A will is one of the most crucial legal documents you can ever create and sign. Done right, a will can take the guesswork out of the equation and articulate your wishes when you are no longer around to speak for yourself. Without one, on the other hand, the government would step in and determine how your hard-earned assets are distributed. And this might not sit well with you.
However, it is not uncommon for a will to be the subject of unending court battles. While some grounds for disputing a will might be frivolous, there are instances when a will can fall short of the legal threshold required by the probate court.
Here are two instances when your will may be contested during probate.
There are questions about your mental capacity
Like any legal document, you must be of sound mind to create and sign a will in Iowa. The law presumes that at 18, an individual can make informed decisions, including the decision to create a will. If, however, your ability to make sound decisions is impaired by an illness like dementia at the time of signing the will, then someone might argue that you lacked the testamentary capacity to sign it.
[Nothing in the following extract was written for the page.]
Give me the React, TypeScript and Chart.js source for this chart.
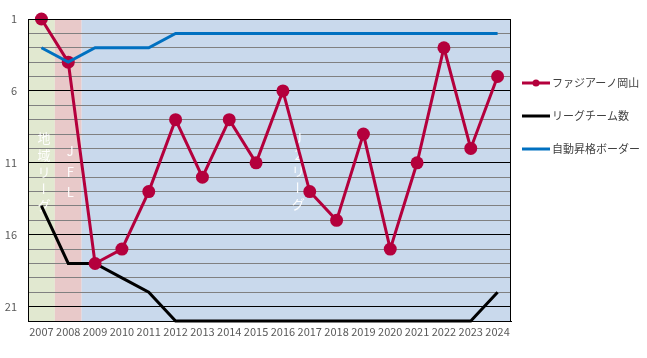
import { useEffect, useRef } from 'react';
import { Chart, registerables } from 'chart.js';

Chart.register(...registerables);

const years = ['2007', '2008', '2009', '2010', '2011', '2012', '2013', '2014', '2015', '2016', '2017', '2018', '2019', '2020', '2021', '2022', '2023', '2024'];
const okayamaRank = [1, 4, 18, 17, 13, 8, 12, 8, 11, 6, 13, 15, 9, 17, 11, 3, 10, 5];
const leagueTeams = [14, 18, 18, 19, 20, 22, 22, 22, 22, 22, 22, 22, 22, 22, 22, 22, 22, 20];
const promotionBorder = [3, 4, 3, 3, 3, 2, 2, 2, 2, 2, 2, 2, 2, 2, 2, 2, 2, 2];
const yTickLabels = [1, 6, 11, 16, 21];
const seriesNames = ['ファジアーノ岡山', 'リーグチーム数', '自動昇格ボーダー'];

const bandFrom = [0, 1, 2];
const bandTo = [0, 1, 17];
const bandLabels = ['地域リーグ', 'JFL', 'J2リーグ'];

const bandColors = ['#e1e8d0', '#e8c9c9', '#c9d9ec'];
const FONT = "'Noto Sans CJK JP', 'Liberation Sans', sans-serif";

const bgPlugin = {
  id: 'bands',
  beforeDraw(chart: any) {
    const { ctx, chartArea, scales } = chart;
    const xs = scales.x;
    const half = (xs.getPixelForValue(1) - xs.getPixelForValue(0)) / 2;
    ctx.save();
    bandFrom.forEach((f, i) => {
      const x0 = xs.getPixelForValue(f) - half;
      const x1 = xs.getPixelForValue(bandTo[i]) + half;
      ctx.fillStyle = bandColors[i];
      ctx.fillRect(x0, chartArea.top, x1 - x0, chartArea.bottom - chartArea.top);
    });
    ctx.restore();
  },
  beforeDatasetsDraw(chart: any) {
    const { ctx, scales } = chart;
    const xs = scales.x;
    const ys = scales.y;
    const half = (xs.getPixelForValue(1) - xs.getPixelForValue(0)) / 2;
    const spots = [
      { x: xs.getPixelForValue(0) + 2.5, y: ys.getPixelForValue(9.3), step: 16.8 },
      { x: xs.getPixelForValue(1) + 2, y: ys.getPixelForValue(10.2), step: 20.5 },
      { x: xs.getPixelForValue(9) + half + 2, y: ys.getPixelForValue(9.3), step: 16.5 },
    ];
    ctx.save();
    ctx.fillStyle = 'rgba(255,255,255,0.95)';
    ctx.font = `13px ${FONT}`;
    ctx.textAlign = 'center';
    ctx.textBaseline = 'middle';
    bandLabels.forEach((label, i) => {
      const s = spots[i];
      Array.from(label).forEach((ch, k) => {
        const cy = s.y + k * s.step;
        if (ch === 'ー') {
          ctx.save();
          ctx.translate(s.x, cy);
          ctx.rotate(Math.PI / 2);
          ctx.fillText(ch, 0, 0);
          ctx.restore();
        } else {
          ctx.fillText(ch, s.x, cy);
        }
      });
    });
    ctx.restore();
  },
  afterDraw(chart: any) {
    const { ctx, chartArea } = chart;
    ctx.save();
    ctx.strokeStyle = '#000';
    ctx.lineWidth = 1;
    ctx.strokeRect(chartArea.left + 0.5, chartArea.top + 0.5, chartArea.right - chartArea.left - 1, chartArea.bottom - chartArea.top);
    const lx0 = chartArea.right + 11;
    const lx1 = lx0 + 28;
    const ys0 = [83, 116, 149];
    chart.data.datasets.forEach((ds: any, i: number) => {
      const y = ys0[i];
      ctx.strokeStyle = ds.borderColor;
      ctx.lineWidth = 3;
      ctx.beginPath();
      ctx.moveTo(lx0, y);
      ctx.lineTo(lx1, y);
      ctx.stroke();
      if (ds.pointRadius > 0) {
        ctx.fillStyle = ds.borderColor;
        ctx.beginPath();
        ctx.arc((lx0 + lx1) / 2, y, 3.5, 0, Math.PI * 2);
        ctx.fill();
      }
      ctx.fillStyle = '#404040';
      ctx.font = `11px ${FONT}`;
      ctx.textAlign = 'left';
      ctx.textBaseline = 'middle';
      ctx.fillText(ds.label, lx1 + 2, y);
    });
    ctx.restore();
  },
};

export default function App() {
  const ref = useRef<HTMLCanvasElement>(null);
  useEffect(() => {
    if (!ref.current) return;
    const chart = new Chart(ref.current, {
      type: 'line',
      data: {
        labels: years,
        datasets: [
          {
            label: seriesNames[0],
            data: okayamaRank,
            borderColor: '#b4003c',
            backgroundColor: '#b4003c',
            borderWidth: 3,
            pointRadius: 6.5,
            pointHoverRadius: 6.5,
            pointBackgroundColor: '#b4003c',
            pointBorderWidth: 0,
            tension: 0,
            clip: false,
            order: 1,
          },
          {
            label: seriesNames[1],
            data: leagueTeams,
            borderColor: '#000000',
            backgroundColor: '#000000',
            borderWidth: 3,
            pointRadius: 0,
            tension: 0,
            clip: false,
            order: 2,
          },
          {
            label: seriesNames[2],
            data: promotionBorder,
            borderColor: '#0070c0',
            backgroundColor: '#0070c0',
            borderWidth: 3,
            pointRadius: 0,
            tension: 0,
            clip: false,
            order: 0,
          },
        ],
      },
      options: {
        animation: false,
        responsive: true,
        maintainAspectRatio: false,
        layout: { padding: { top: 19, right: 136, left: 0, bottom: 0 } },
        plugins: { legend: { display: false }, tooltip: { enabled: false } },
        scales: {
          x: {
            offset: true,
            grid: { display: false, drawTicks: false },
            border: { display: true, color: '#000', width: 1 },
            ticks: {
              color: '#595959',
              font: { size: 11, family: FONT },
              padding: 4,
              maxRotation: 0,
              autoSkip: false,
            },
            afterFit(scale: any) {
              scale.height = 37;
            },
          },
          y: {
            reverse: true,
            min: 1,
            max: 22,
            border: { display: true, color: '#000', width: 1 },
            grid: {
              drawTicks: false,
              color: (c: any) => (yTickLabels.includes(c.tick.value) ? '#000000' : '#808080'),
              lineWidth: 1,
            },
            ticks: {
              stepSize: 1,
              autoSkip: false,
              padding: 11,
              color: '#595959',
              font: { size: 11, family: FONT },
              callback: (v: any) => (yTickLabels.includes(Number(v)) ? String(v) : ''),
            },
            afterFit(scale: any) {
              scale.width = 28;
            },
          },
        },
      },
      plugins: [bgPlugin],
    });
    return () => chart.destroy();
  }, []);
  return (
    <div style={{ position: 'absolute', left: 0, top: 0, width: 647, height: 358, background: '#fff' }}>
      <canvas ref={ref} />
    </div>
  );
}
There is evidence of fraud or undue influence
A will that is a product of fraud or undue influence cannot be enforced. Undue influence happens when someone manipulates or threatens you into signing a will that doesn’t reflect your true wishes. Fraud, on the other hand, happens when it is established that a will has been signed by someone else other than you.
Protecting your legacy
Seeking legal guidance can give you peace of mind by helping make certain that your will is valid. That way, your wishes will be honored.